Aunque haya pluralidad de opiniones en estas tertulias, cada una tiene el sesgo peculiar de la postura por la que apuesta cada cadena. Pienso que los oyentes y televidentes también elegirán la que estimen más afín con sus preferencias políticas. Pero con la elección y seguimiento de un determinado programa de opinión, es muy posible que se sientan relevados de la pesada tarea de pensar por su cuenta.
Cada día los contertulios de cada cadena abordan media docena de cuestiones sobre las que opinan rápidamente o se dedica cada uno a matizar lo que los otros dicen. El público que los sigue, o buena parte del mismo, se sentirá debidamente informado y aceptará las ideas que mejor le cuadren, pero sin filtrarlas críticamente desde su propia razón, ni preguntarse si lo que ha oído es la verdad o sólo una parte de la verdad. Examinar y reflexionar sobre lo que nos pasa como ciudadanos, juzgar de los beneficios o perjuicios que se derivan de los acontecimientos de cada día, adoptar posturas activas de apoyo o rechazo, no parece que sea un ejercicio habitual de los ciudadanos.
Tengo la impresión de que estas tertulias han logrado sustituir a las que podrían establecerse entre amigos, compañeros, vecinos y familiares. Las conversaciones que iniciamos con los demás no pasan de hablar del tiempo y del futbol y de compartir quejas sobre esto o aquello, culpando casi siempre al ayuntamiento que tenemos más a mano. Se rehúye entrar en mayores complejidades. Salvo que uno esté muy seguro de quienes le acompañan, no nos atrevemos a mostrar nuestras preferencias políticas o nuestra fe religiosa. Hasta nuestros gustos artísticos pueden acarrearnos algún disgusto si los manifestamos abiertamente.
Ahora que tanto se habla de pluralismo y tolerancia, nos encontramos cada vez más aislados. Si en otros momentos se podía dialogar desde posturas políticas distintas y desde sensibilidades diferentes sin mayor problema, hoy nos vemos obligados a aceptar la imposición de lo políticamente correcto y lo que se proclama progresista, o callarnos y hablar del tiempo. Quizás ni del tiempo, pues si no compartes los dogmas del cambio climático y lo dices, serás censurado de inmediato. He leído en un diario a un profesor que afirmaba sin empacho que sólo los necios no creen en el cambio climático que se está produciendo.

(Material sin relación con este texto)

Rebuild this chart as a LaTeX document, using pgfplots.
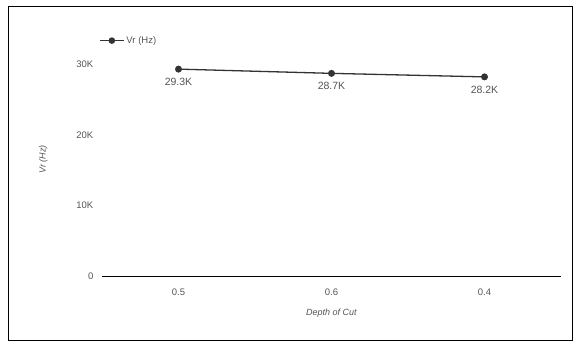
\documentclass[border=0pt]{standalone}
\usepackage{fontspec}
\setmainfont{Liberation Sans}
\usepackage{pgfplots}
\pgfplotsset{compat=1.18}
\definecolor{ln}{HTML}{333333}
\definecolor{tx}{HTML}{555555}
\begin{document}
\begin{tikzpicture}
\begin{axis}[
  name=ax,
  scale only axis,
  width=459pt, height=233pt,
  xmin=-0.5, xmax=2.5,
  ymin=0, ymax=33000,
  xtick={0,1,2}, xticklabels={0.5,0.6,0.4},
  ytick={0,10000,20000,30000}, yticklabels={0,10K,20K,30K},
  scaled y ticks=false,
  axis x line=bottom, axis y line=left,
  x axis line style={draw=black, line width=0.8pt, -},
  y axis line style={draw=none},
  xtick style={draw=none}, ytick style={draw=none},
  ticklabel style={font=\fontsize{9.5}{11}\selectfont, text=tx},
  xticklabel style={yshift=-7pt},
  yticklabel style={xshift=-3pt},
  /pgf/number format/assume math mode=true,
  xlabel={\textit{Depth of Cut}},
  ylabel={\textit{Vr (Hz)}},
  label style={font=\fontsize{9}{11}\selectfont, text=tx},
  xlabel style={yshift=-7pt},
  ylabel style={yshift=22pt},
  clip=false,
  legend style={at={(0,1)}, anchor=south west, draw=none, fill=none,
    font=\fontsize{9.5}{11}\selectfont, text=tx, xshift=-6pt, yshift=-6pt},
  legend image code/.code={\draw[ln, line width=1.3pt] (0pt,0pt) -- (24pt,0pt);
    \fill[ln] (12pt,0pt) circle (2.6pt);},
  legend cell align=left,
]
\addplot+[ln, line width=1.3pt, mark=*, mark size=2.8pt, mark options={fill=ln, draw=ln},
  nodes near coords={\pgfmathprintnumber[fixed,precision=1]{\pgfplotspointmeta}K},
  point meta=explicit,
  every node near coord/.append style={anchor=north, yshift=-5pt, font=\fontsize{10.5}{12}\selectfont, text=tx}]
  coordinates {(0,29300) [29.3] (1,28700) [28.7] (2,28200) [28.2]};
\addlegendentry{Vr (Hz)}
\end{axis}
\path ([shift={(-102pt,-69pt)}]ax.south west) rectangle ([shift={(478pt,276pt)}]ax.south west);
\draw[line width=0.8pt] ([shift={(-94pt,-64pt)}]ax.south west) rectangle ([shift={(470pt,270pt)}]ax.south west);
\end{tikzpicture}
\end{document}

Si sale el tema religioso y te confiesas creyente y practicante, es probable que te llamen meapilas y si apoyas a los obispos frente a los políticos o frente a eruditos teólogos con interpretaciones sospechosas, es que eres un fanático impresentable. Muchos cristianos se hacen perdonar el serlo confesando que no son practicantes ni están de acuerdo con la Iglesia. Por eso mucha gente pide que no se hable de religión para evitar discusiones.
Si rechazas que el Congreso pueda legislar sobre lo bueno y lo malo sin tener en cuenta que la moralidad no depende de consensos ni fluctuantes mayorías, censurarán tus palabras, dirán que no eres un demócrata sino un fascista y te vigilarán como peligroso.
Cuando hace unos días manifesté, imprudentemente, que no me gustaba la cúpula de Barceló, una persona relacionada con el mundo del arte me espetó que no sabía lo que decía por mi nula formación artística. Por lo visto si no siento ninguna emoción ante una obra de arte, sobre la que los entendidos han expresado su arrobo, es por culpa de mi ignorancia. Siempre pensé que uno era libre en sus preferencias artísticas pero al parecer no es así. No obstante creo que muchas personas piensan como yo pero más cautos se abstienen de decirlo o más astutos, se unen al coro de los «entendidos».
Necesitamos dialogar para buscar el bien, la verdad y la belleza en libertad y sin imposiciones, aunque nos cueste esfuerzo y disgustos, pero es mejor pensar por nosotros mismos que optar por la comodidad de aceptar lo que otros quieren pensar por nosotros.